• _DATA SEGMENT_
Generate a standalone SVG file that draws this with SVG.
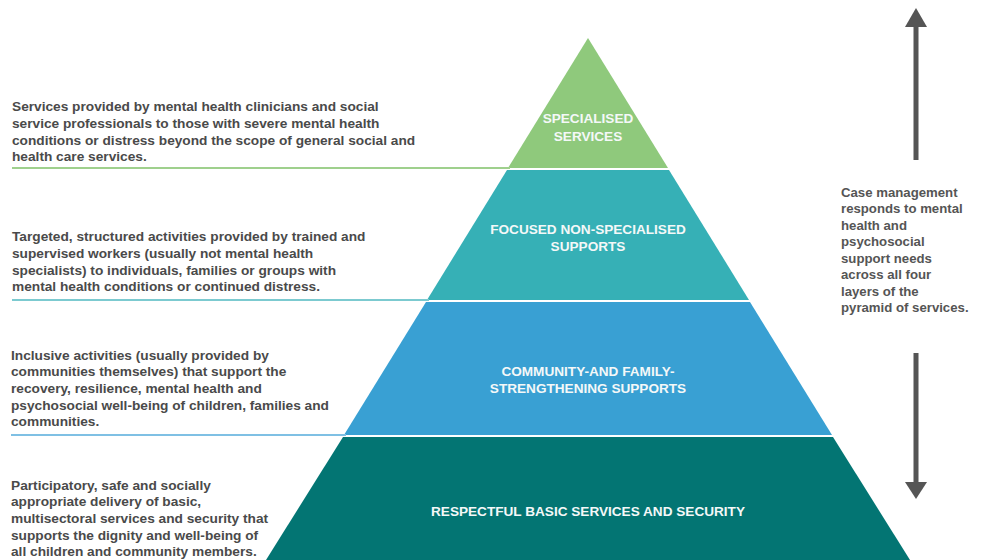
<svg xmlns="http://www.w3.org/2000/svg" width="983" height="560" viewBox="0 0 983 560">
  <style>
    .desc { font-family: "Liberation Sans", Arial, Helvetica, sans-serif; font-weight: bold; font-size: 13.7px; fill: #4a4a4a; }
    .side { font-family: "Liberation Sans", Arial, Helvetica, sans-serif; font-weight: bold; font-size: 13.2px; fill: #555555; }
    .lbl { font-family: "Liberation Sans", Arial, Helvetica, sans-serif; font-weight: bold; font-size: 13.6px; fill: #f4f8f8; text-anchor: middle; }
    .arrow { stroke: #555555; stroke-width: 5; fill: none; }
    .head { fill: #555555; }
  </style>
  <rect width="983" height="560" fill="#ffffff"/>

  <g id="layer-specialised">
    <polygon points="588,38 668,168 508,168" fill="#8fc97c"/>
    <line x1="12" y1="168" x2="510" y2="168" stroke="#9fd08d" stroke-width="2"/>
    <text class="lbl" x="588" y="123">SPECIALISED</text>
    <text class="lbl" x="588" y="141">SERVICES</text>
    <text class="desc" x="12" y="111">Services provided by mental health clinicians and social</text>
    <text class="desc" x="12" y="128">service professionals to those with severe mental health</text>
    <text class="desc" x="12" y="145">conditions or distress beyond the scope of general social and</text>
    <text class="desc" x="12" y="161">health care services.</text>
  </g>

  <g id="layer-focused">
    <polygon points="507,170 669,170 749,300 427,300" fill="#36b0b6"/>
    <line x1="12" y1="300" x2="429" y2="300" stroke="#7ccad0" stroke-width="2"/>
    <text class="lbl" x="588" y="234">FOCUSED NON-SPECIALISED</text>
    <text class="lbl" x="588" y="251">SUPPORTS</text>
    <text class="desc" x="12" y="241">Targeted, structured activities provided by trained and</text>
    <text class="desc" x="12" y="258">supervised workers (usually not mental health</text>
    <text class="desc" x="12" y="275">specialists) to individuals, families or groups with</text>
    <text class="desc" x="12" y="291">mental health conditions or continued distress.</text>
  </g>

  <g id="layer-community">
    <polygon points="426,302 750,302 832,435 344,435" fill="#39a0d3"/>
    <line x1="11" y1="435" x2="346" y2="435" stroke="#7fc0e4" stroke-width="2"/>
    <text class="lbl" x="588" y="376">COMMUNITY-AND FAMILY-</text>
    <text class="lbl" x="588" y="393">STRENGTHENING SUPPORTS</text>
    <text class="desc" x="11" y="359.5">Inclusive activities (usually provided by</text>
    <text class="desc" x="11" y="376">communities themselves) that support the</text>
    <text class="desc" x="11" y="393">recovery, resilience, mental health and</text>
    <text class="desc" x="11" y="409.5">psychosocial well-being of children, families and</text>
    <text class="desc" x="11" y="426">communities.</text>
  </g>

  <g id="layer-basic">
    <polygon points="343,437 833,437 910,560 266,560" fill="#037573"/>
    <text class="lbl" x="588" y="516">RESPECTFUL BASIC SERVICES AND SECURITY</text>
    <text class="desc" x="11" y="489.5">Participatory, safe and socially</text>
    <text class="desc" x="11" y="506">appropriate delivery of basic,</text>
    <text class="desc" x="11" y="523">multisectoral services and security that</text>
    <text class="desc" x="11" y="539.5">supports the dignity and well-being of</text>
    <text class="desc" x="11" y="556">all children and community members.</text>
  </g>

  <g id="case-management">
    <text class="side" x="841" y="196.5">Case management</text>
    <text class="side" x="841" y="213">responds to mental</text>
    <text class="side" x="841" y="229.5">health and</text>
    <text class="side" x="841" y="246">psychosocial</text>
    <text class="side" x="841" y="262.5">support needs</text>
    <text class="side" x="841" y="279">across all four</text>
    <text class="side" x="841" y="295.5">layers of the</text>
    <text class="side" x="841" y="312">pyramid of services.</text>
  </g>

  <g id="connectors">
    <line class="arrow" x1="916" y1="160" x2="916" y2="25"/>
    <polygon class="head" points="916,8 927,27 905,27"/>
    <line class="arrow" x1="916" y1="353" x2="916" y2="484"/>
    <polygon class="head" points="905,482 927,482 916,499"/>
  </g>
</svg>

• _THE EXERCISE_
Restate the entire listing word for word, excluding pictures.

• _RESULT OF THE TASK_
Generate a standalone SVG file that draws this with SVG.
<svg xmlns="http://www.w3.org/2000/svg" width="983" height="560" viewBox="0 0 983 560">
  <style>
    .desc { font-family: "Liberation Sans", Arial, Helvetica, sans-serif; font-weight: bold; font-size: 13.7px; fill: #4a4a4a; }
    .side { font-family: "Liberation Sans", Arial, Helvetica, sans-serif; font-weight: bold; font-size: 13.2px; fill: #555555; }
    .lbl { font-family: "Liberation Sans", Arial, Helvetica, sans-serif; font-weight: bold; font-size: 13.6px; fill: #f4f8f8; text-anchor: middle; }
    .arrow { stroke: #555555; stroke-width: 5; fill: none; }
    .head { fill: #555555; }
  </style>
  <rect width="983" height="560" fill="#ffffff"/>

  <g id="layer-specialised">
    <polygon points="588,38 668,168 508,168" fill="#8fc97c"/>
    <line x1="12" y1="168" x2="510" y2="168" stroke="#9fd08d" stroke-width="2"/>
    <text class="lbl" x="588" y="123">SPECIALISED</text>
    <text class="lbl" x="588" y="141">SERVICES</text>
    <text class="desc" x="12" y="111">Services provided by mental health clinicians and social</text>
    <text class="desc" x="12" y="128">service professionals to those with severe mental health</text>
    <text class="desc" x="12" y="145">conditions or distress beyond the scope of general social and</text>
    <text class="desc" x="12" y="161">health care services.</text>
  </g>

  <g id="layer-focused">
    <polygon points="507,170 669,170 749,300 427,300" fill="#36b0b6"/>
    <line x1="12" y1="300" x2="429" y2="300" stroke="#7ccad0" stroke-width="2"/>
    <text class="lbl" x="588" y="234">FOCUSED NON-SPECIALISED</text>
    <text class="lbl" x="588" y="251">SUPPORTS</text>
    <text class="desc" x="12" y="241">Targeted, structured activities provided by trained and</text>
    <text class="desc" x="12" y="258">supervised workers (usually not mental health</text>
    <text class="desc" x="12" y="275">specialists) to individuals, families or groups with</text>
    <text class="desc" x="12" y="291">mental health conditions or continued distress.</text>
  </g>

  <g id="layer-community">
    <polygon points="426,302 750,302 832,435 344,435" fill="#39a0d3"/>
    <line x1="11" y1="435" x2="346" y2="435" stroke="#7fc0e4" stroke-width="2"/>
    <text class="lbl" x="588" y="376">COMMUNITY-AND FAMILY-</text>
    <text class="lbl" x="588" y="393">STRENGTHENING SUPPORTS</text>
    <text class="desc" x="11" y="359.5">Inclusive activities (usually provided by</text>
    <text class="desc" x="11" y="376">communities themselves) that support the</text>
    <text class="desc" x="11" y="393">recovery, resilience, mental health and</text>
    <text class="desc" x="11" y="409.5">psychosocial well-being of children, families and</text>
    <text class="desc" x="11" y="426">communities.</text>
  </g>

  <g id="layer-basic">
    <polygon points="343,437 833,437 910,560 266,560" fill="#037573"/>
    <text class="lbl" x="588" y="516">RESPECTFUL BASIC SERVICES AND SECURITY</text>
    <text class="desc" x="11" y="489.5">Participatory, safe and socially</text>
    <text class="desc" x="11" y="506">appropriate delivery of basic,</text>
    <text class="desc" x="11" y="523">multisectoral services and security that</text>
    <text class="desc" x="11" y="539.5">supports the dignity and well-being of</text>
    <text class="desc" x="11" y="556">all children and community members.</text>
  </g>

  <g id="case-management">
    <text class="side" x="841" y="196.5">Case management</text>
    <text class="side" x="841" y="213">responds to mental</text>
    <text class="side" x="841" y="229.5">health and</text>
    <text class="side" x="841" y="246">psychosocial</text>
    <text class="side" x="841" y="262.5">support needs</text>
    <text class="side" x="841" y="279">across all four</text>
    <text class="side" x="841" y="295.5">layers of the</text>
    <text class="side" x="841" y="312">pyramid of services.</text>
  </g>

  <g id="connectors">
    <line class="arrow" x1="916" y1="160" x2="916" y2="25"/>
    <polygon class="head" points="916,8 927,27 905,27"/>
    <line class="arrow" x1="916" y1="353" x2="916" y2="484"/>
    <polygon class="head" points="905,482 927,482 916,499"/>
  </g>
</svg>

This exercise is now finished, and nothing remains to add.